A Practical Guide for the Conscious Traveler
When to Go
The ideal period to enjoy the river beaches of Vinhais is from late June to early September. Before then, the waters can be excessively cold; afterward, the autumn rains quickly turn the rivers into impetuous torrents. If the goal is nature observation without swimming, October is the month of the chestnut, covering the ground of Vinhais in a golden carpet and offering a visually arresting aesthetic.
Getting Around
Forget public transport. To explore Vinhais, a car is mandatory. From Bragança, it is about a 30-minute drive along roads offering panoramic views of the meseta.
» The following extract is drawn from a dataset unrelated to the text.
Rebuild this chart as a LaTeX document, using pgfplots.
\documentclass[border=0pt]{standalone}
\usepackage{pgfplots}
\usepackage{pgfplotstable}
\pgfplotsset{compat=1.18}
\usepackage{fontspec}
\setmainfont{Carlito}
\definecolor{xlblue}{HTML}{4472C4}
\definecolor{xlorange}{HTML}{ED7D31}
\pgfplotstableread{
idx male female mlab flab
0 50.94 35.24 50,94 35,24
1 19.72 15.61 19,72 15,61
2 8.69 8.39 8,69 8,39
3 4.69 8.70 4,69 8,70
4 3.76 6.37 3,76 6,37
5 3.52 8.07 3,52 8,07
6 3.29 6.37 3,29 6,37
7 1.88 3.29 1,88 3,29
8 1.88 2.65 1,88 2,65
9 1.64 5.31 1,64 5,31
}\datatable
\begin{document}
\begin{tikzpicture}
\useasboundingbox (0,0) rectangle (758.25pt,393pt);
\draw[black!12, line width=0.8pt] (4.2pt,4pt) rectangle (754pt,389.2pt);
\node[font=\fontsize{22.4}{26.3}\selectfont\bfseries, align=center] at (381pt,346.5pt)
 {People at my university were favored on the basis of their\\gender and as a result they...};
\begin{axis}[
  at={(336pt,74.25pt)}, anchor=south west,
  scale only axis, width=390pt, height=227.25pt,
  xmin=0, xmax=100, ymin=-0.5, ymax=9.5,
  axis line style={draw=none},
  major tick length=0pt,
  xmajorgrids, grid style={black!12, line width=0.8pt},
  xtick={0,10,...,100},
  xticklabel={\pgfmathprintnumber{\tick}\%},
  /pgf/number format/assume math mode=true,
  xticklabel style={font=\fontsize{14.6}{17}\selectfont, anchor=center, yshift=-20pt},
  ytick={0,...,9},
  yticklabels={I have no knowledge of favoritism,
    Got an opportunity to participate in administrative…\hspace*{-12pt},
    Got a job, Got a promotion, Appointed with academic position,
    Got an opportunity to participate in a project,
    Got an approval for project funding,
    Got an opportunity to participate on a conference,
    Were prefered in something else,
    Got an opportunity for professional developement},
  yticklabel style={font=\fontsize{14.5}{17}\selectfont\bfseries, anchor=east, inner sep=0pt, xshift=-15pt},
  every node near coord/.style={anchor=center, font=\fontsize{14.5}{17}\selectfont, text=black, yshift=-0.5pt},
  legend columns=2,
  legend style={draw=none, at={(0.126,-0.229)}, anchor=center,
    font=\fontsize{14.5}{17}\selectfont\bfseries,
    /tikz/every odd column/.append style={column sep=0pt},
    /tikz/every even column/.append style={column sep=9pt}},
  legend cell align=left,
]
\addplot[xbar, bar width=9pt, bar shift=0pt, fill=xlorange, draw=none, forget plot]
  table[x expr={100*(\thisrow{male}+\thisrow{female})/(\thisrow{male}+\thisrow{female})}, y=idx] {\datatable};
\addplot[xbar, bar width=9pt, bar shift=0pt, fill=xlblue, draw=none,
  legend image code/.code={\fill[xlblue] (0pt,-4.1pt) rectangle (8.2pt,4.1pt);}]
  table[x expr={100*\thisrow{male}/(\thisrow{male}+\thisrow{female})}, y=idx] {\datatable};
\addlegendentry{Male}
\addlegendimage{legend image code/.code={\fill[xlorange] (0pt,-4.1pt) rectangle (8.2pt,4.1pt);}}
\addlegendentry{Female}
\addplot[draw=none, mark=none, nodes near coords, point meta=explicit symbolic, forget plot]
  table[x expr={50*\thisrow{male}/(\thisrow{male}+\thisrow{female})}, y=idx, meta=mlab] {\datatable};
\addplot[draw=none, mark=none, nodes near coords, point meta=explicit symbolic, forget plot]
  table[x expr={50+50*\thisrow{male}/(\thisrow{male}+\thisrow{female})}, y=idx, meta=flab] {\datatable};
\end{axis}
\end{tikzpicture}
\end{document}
For the more remote trails of the Rabaçal, a four-wheel-drive vehicle or at least generous ground clearance is recommended, though not strictly necessary for the main beaches.
What to Pack
- Water shoes: The riverbeds are rocky and slippery.
- Biodegradable sun protection: The purity of these waters deserves to be preserved.
- Warm layers for the evening: Even in summer, the temperature drops drastically as soon as the sun dips behind the mountains.
- A physical map: GPS coverage can be intermittent in the deeper parts of the valley.
Conclusion: The Value of the Remote
Vinhais is not a destination for everyone. It does not offer the ease of modern leisure resorts or the predictability of mass tourism. It is a place that demands effort, curiosity, and a certain appreciation for solitude. But for those who take the trouble to climb these mountains, the reward is a form of peace that has become rare in Europe. Its "beaches" are monuments to nature's patience, places where the water runs free of pollution and the silence is broken only by birdsong or the wind in the oaks. In Vinhais, luxury is not what you have, but what you leave behind.